I didn’t realize it that night but Tlatelolco was something
I would remember all my life. I was experienced but still young. I had my 31st
birthday on Jan. 27 of that year. I had already been married nine years,
fathered three children and covered some of the most important events in
history. I witnessed the lunch counter sit-in in the South that really started
the end of racial segregation as official policy in the United States. I
covered the assassination of President John F. Kennedy and phoned in The AP
flash on the death of his assassin, Lee Harvey Oswald. I covered presidential
campaigns, high level diplomacy at the United Nations, Gran Prix auto races,
championship prize fights, beauty contests and wrote about a guy who raised
skunks for a living. But on Oct. 2, 1968 my life was somehow changed. Looking
back 40 years later I see times when I was in more danger, times that had more
international importance, times with more historical significance. But I still
see the events from July through October of 1968 in vivid color, the red
banners, the bright sports shirts, the bluish-grey uniforms of the “granadero”
riot police, and the white plumes of smoke from tear gas canisters.
1968 was a year of trouble.
- Demonstrations against the Vietnam War caused problems in the United States.
- The “Prague Spring” caused trouble for Communists in Czechoslovakia.

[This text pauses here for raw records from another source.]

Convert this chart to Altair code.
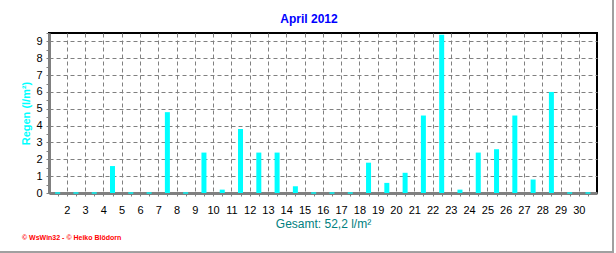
import altair as alt
import pandas as pd

days = list(range(1, 31))
rain = [0, 0, 0, 1.6, 0, 0, 4.8, 0, 2.4, 0.2,
        3.8, 2.4, 2.4, 0.4, 0, 0, 0, 1.8, 0.6, 1.2,
        4.6, 9.4, 0.2, 2.4, 2.6, 4.6, 0.8, 6.0, 0, 0]
x_labels = list(range(2, 31))
y_labels = list(range(0, 10))
title_text = ["April 2012"]
x_title = "Gesamt: 52,2 l/m²"
y_title = "Regen  (l/m²)"
footer = ["© WsWin32 - © Heiko Blödorn"]

FONT = "Liberation Sans"
df = pd.DataFrame({"day": days, "rain": rain})

x_tick_vals = [v / 2 for v in range(3, 62)]
y_tick_vals = [v / 2 for v in range(0, 20)]

xscale = alt.Scale(domain=[1.3, 30.72], nice=False, zero=False)
yscale = alt.Scale(domain=[0, 9.5], nice=False)

int_test = "abs(datum.value - round(datum.value)) < 0.01"

xaxis = alt.Axis(
    values=x_tick_vals,
    labelExpr=f"{int_test} && datum.value >= 2 ? format(datum.value, 'd') : ''",
    labelOverlap=False, labelFlush=False,
    grid=True, gridColor="#808080", gridDash=[4, 3], gridWidth=1,
    gridOpacity={"condition": {"test": int_test, "value": 1}, "value": 0},
    domainColor="#808080", domainWidth=3,
    tickColor="#808080", tickSize=3, tickWidth=1,
    labelFont=FONT, labelFontSize=11, labelColor="black", labelPadding=8,
    title=x_title, titleFont=FONT, titleFontSize=12, titleFontWeight="normal",
    titleColor="#008080", titlePadding=3,
)
yaxis = alt.Axis(
    values=y_tick_vals,
    labelExpr=f"{int_test} ? format(datum.value, 'd') : ''",
    labelOverlap=False, labelFlush=False,
    grid=True, gridColor="#808080", gridDash=[4, 3], gridWidth=1,
    gridOpacity={"condition": {"test": int_test, "value": 1}, "value": 0},
    domainColor="#808080", domainWidth=3,
    tickColor="#808080", tickSize=3, tickWidth=1,
    labelFont=FONT, labelFontSize=11, labelColor="black", labelPadding=4,
    title=y_title, titleFont=FONT, titleFontSize=11, titleFontWeight="bold",
    titleColor="#00FFFF", titlePadding=4,
)

base = alt.Chart(df).transform_calculate(pos="datum.day + 0.5")

bars = base.transform_filter("datum.rain > 0").mark_bar(
    color="#00FFFF", size=5, clip=True
).encode(
    x=alt.X("pos:Q", scale=xscale, axis=xaxis),
    y=alt.Y("rain:Q", scale=yscale, axis=yaxis),
)

zeros = base.transform_filter("datum.rain == 0").mark_tick(
    color="#00FFFF", size=5, thickness=2, orient="horizontal"
).encode(
    x=alt.X("pos:Q", scale=xscale, axis=xaxis),
    y=alt.Y("rain:Q", scale=yscale, axis=yaxis),
)

title = alt.Chart(pd.DataFrame({"t": title_text})).mark_text(
    align="center", baseline="alphabetic", color="#0000FF",
    font=FONT, fontSize=12, fontWeight="bold"
).encode(text="t:N", x=alt.value(260), y=alt.value(-10))

foot = alt.Chart(pd.DataFrame({"t": footer})).mark_text(
    align="left", baseline="alphabetic", color="#FF0000",
    font=FONT, fontSize=7, fontWeight="bold"
).encode(text="t:N", x=alt.value(-27), y=alt.value(207))

frame_df = pd.DataFrame({"a": [0]})
frame_r = alt.Chart(frame_df).mark_rule(color="#A0A0A0", strokeWidth=2).encode(
    x=alt.value(564), y=alt.value(-33), y2=alt.value(219)
)
frame_b = alt.Chart(frame_df).mark_rule(color="#A0A0A0", strokeWidth=2).encode(
    x=alt.value(-49), x2=alt.value(565), y=alt.value(219)
)

chart = alt.layer(bars, zeros, title, foot, frame_r, frame_b).properties(
    width=548, height=160,
    autosize="none",
    padding={"left": 49, "top": 33, "right": 19, "bottom": 60},
    background="white",
).configure_view(stroke="black", strokeWidth=2)

chart.save("out.html", embed_options={"renderer": "svg", "actions": False})
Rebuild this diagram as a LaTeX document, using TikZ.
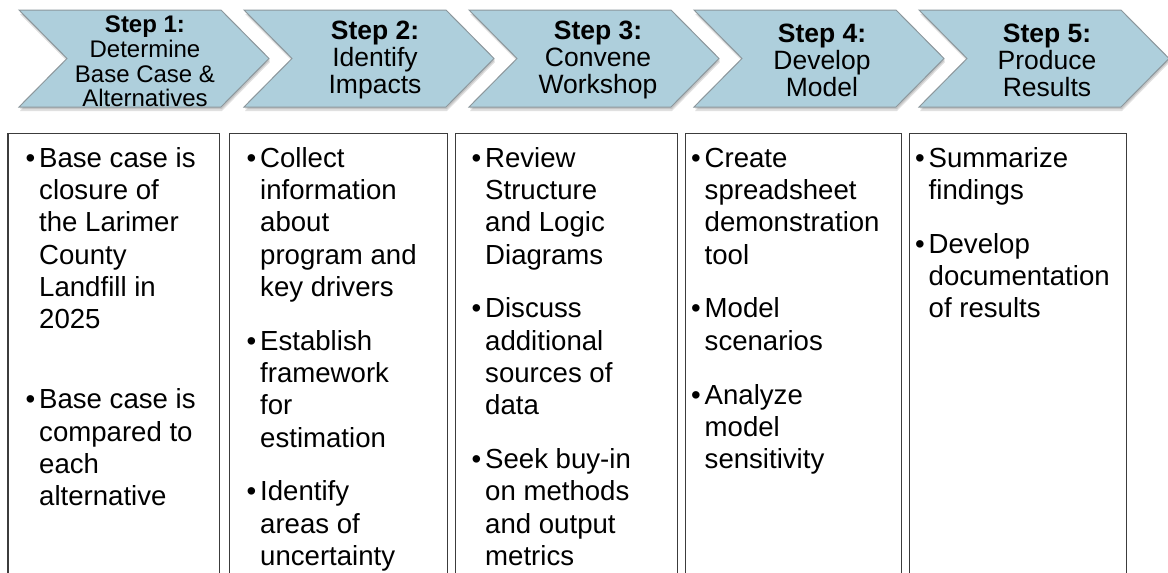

- Martin Luther King Jr. was assassinated and riots started in Boston, Chicago, Detroit, Kansas City, Newark, Washington, D.C., and other U.S. cities.
- Bloody student demonstrations in France paralyzed that country.
- Andy Warhol, the artist who painted Cambell’s Soup cans, was shot by Valerie Solanas, the founder of the Society for Cutting Up Men (SCUM). He survived.
- Two days later on the night of the California presidential primary, Bobby Kennedy was shot. He was dead by daybreak.
- Richard M. Nixon was elected president of the United States.
How it Started
In Mexico the conflict really started on July 22 when two
groups of preparatory school students fought in the streets of the “Ciudadela”
neighborhood near the center of the city. These fights were nothing new but
this time the “granaderos” busted up the youngsters pretty good. On July 26,
the anniversary date of Fidel Castro’s revolution in Cuba, there was another
big fight between demonstrators and riot police. Soon the demonstrators had
almost taken over the city, with a crowd I estimated at 300,000 marching down
all four lanes of the Paseo de la Reforma boulevard toward the Zocalo or main
plaza. This huge demonstration was peaceful but my stories at the time pointed
out the attacks in shouts and banners against President Gustavo Diaz Ordaz.
That was something that was just not done in Mexico in those days. The
president was not to be criticized or lampooned in public. They called him “the
monkey” because of his looks. Diaz Ordaz denied until he died in 1979 that he
ordered the massacre of the student demonstrators in Tlatelolco. But the secret
documents released in 2006 showed that those of us who suspected otherwise were
correct. Diaz Ordaz had a direct role. So did Luis Echeverria, the head of
national security who would succeed Diaz Ordaz as president. It simply could
not have happened without the orders, or at least the silent approval, of the
president and the minister of “Gobernacion.”
RIP Ruben Salazar
After I phoned my information into the bureau I ran into Ruben Salazar, a good friend who was the Mexico City correspondent for the Los
Angeles Times. Ruben would meet his
death covering still another violent demonstration. Salazar had come to Mexico
from an assignment in Vietnam and even he was shaken by the violence in the
plaza. Ruben and I would cover many stories together before he transferred back
to Los Angeles. Back in Los Angeles he
was the nation’s first Hispanic columnist on a major newspaper. He also covered
the news for KMEX, the Spanish language television station. He defended Chicano
interests in his columns and three times was warned to stop by the Los Angeles
police, warnings he ignored. On Aug. 29, 1970, Salazar was covering a
demonstration by 20,000 Latinos in East Los Angeles. They were protesting the
Vietnam War. The demonstration turned into a bloody battle between police and
the crowd. As the violence wound down Ruben and the camera crew went to the
Silver Dollar Café on the east side. Police surrounded it and fire tear gas
projectiles into the café. One of them hit Ruben, killing him instantly. A coroner’s
hearing ruled that he was murdered but no charges were ever filed. Ruben became
a martyr. His name is on parks, streets, scholarships. His picture is on a U.S.
postage stamp. His death led to the formation of what became the Hispanic
Journalists Association. I’m glad that Ruben got so much recognition but in a
way it’s funny. He didn’t think of himself as a Hispanic Journalist. In fact,
he argued that he was a reporter, not a “journalist” and used the j-word in
derogatory references to colleagues he thought unworthy of being called
“reporter.” He also liked to jump the
hyphen. “I can be a Mexican, I can be an American or I can be a
Mexican-American,” he laughed during one of our many long sessions over Scotch
at the Foreign Correspondents Association headquarters in Mexico City. “I can
be on any side of the hyphen I want. You don’t even have a hyphen.”